Mike Lunsford, who coached for 39 years, called it quits for both football and girls basketball.
“In football this past season there were a lot of things that went on,” said Lunsford. “My motivation was not the same as my motivation had been in the past. I had a lot of days I really didn’t much want to go to practice. I wasn’t really motivated to be there. I don’t know how else to put it, but I would rather have been somewhere else. And when that happens, it’s time to go.”
Lunsford said the moment didn’t hit him immediately after the Lady Highlanders’ loss.
“I had been focused on trying to win that game,” he said. “We had just lost a heartbreaker. I was just thinking about what I could have done different in the game.
“But I thought about it more on the ride home. I knew it was my last time on a school bus full of kids. At that point, a lot of the stress was off and there was a lot of relief in my heart. I had done all I could do. I wasn’t really all that sad.”
But though the years, he said there was a change in his joy toward coaching.
“A lot of the enjoyment was gone,” he said. “It’s different than when I started, and it’s different than it was 10 years ago. It’s so hard to coach. The games are not even as fun as they were in the past. The kids were still great; same as they always have been.”
Lunsford had two football coaching stints at Cloudland with several years at Hampton in-between. In 2001, he guided the Highlanders to the Class 1A football state title game, where they lost to Ezell-Harding.
After 15 years, he left Cloudland in 2003 and later became an assistant at Hampton. He eventually took over the Bulldogs’ program and went 66-15, leading Hampton to the Class 2A state semifinals in 2015 before losing to Marion County.

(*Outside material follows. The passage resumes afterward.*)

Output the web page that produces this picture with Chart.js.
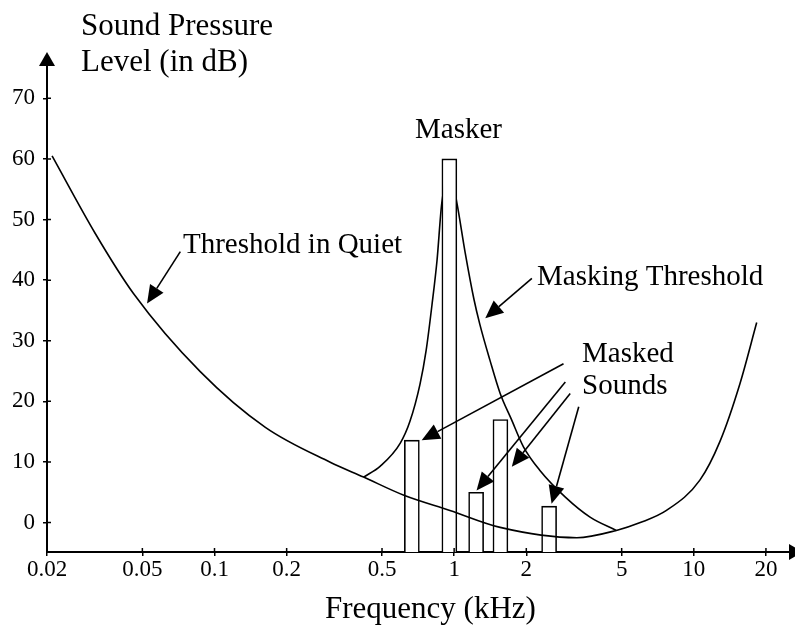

Lunsford returned to Cloudland and led the team to a record of 18-6 over the past two seasons. His overall record with Cloudland was 159-53 — giving him 225 career football victories.
Lunsford also coached girls basketball at Cloudland, leading his teams to an overall mark of 45-21 over the last two seasons. Monday’s 48-42 loss to Cosby eliminated Cloudland from the postseason.
He said he will now turn his attention to another love: farming.
“I love being at home and working on the farm,” said Lunsford. “I enjoy that more than anything I do.”
Lunsford wouldn’t rule out a potential return to the sidelines or bench one day. For now, he said he will enjoy watching his son, Michael, coach football at Hampton.
“I don’t know that I will be doing any coaching, but I’m sure I will be around his program some,” said Lunsford. “He’s a lot like daddy. He does it his way. It’s not like I’m going to tell him to do something. I will be a fan.”
Looking back on his career, Lunsford said it wasn’t any wins that he will carry in his heart.
“It was all of the kids who posted on Facebook and came to see me when they heard about it,” he said. “Wins come and go. I won the last game of the season one time, and that was when we finished 2-8. We accomplished a lot, and I enjoyed it. But it was the relationships with the kids. Some of them I hadn’t spoken to in a long time told me how much they loved and appreciated me. That means more to me than anything else.”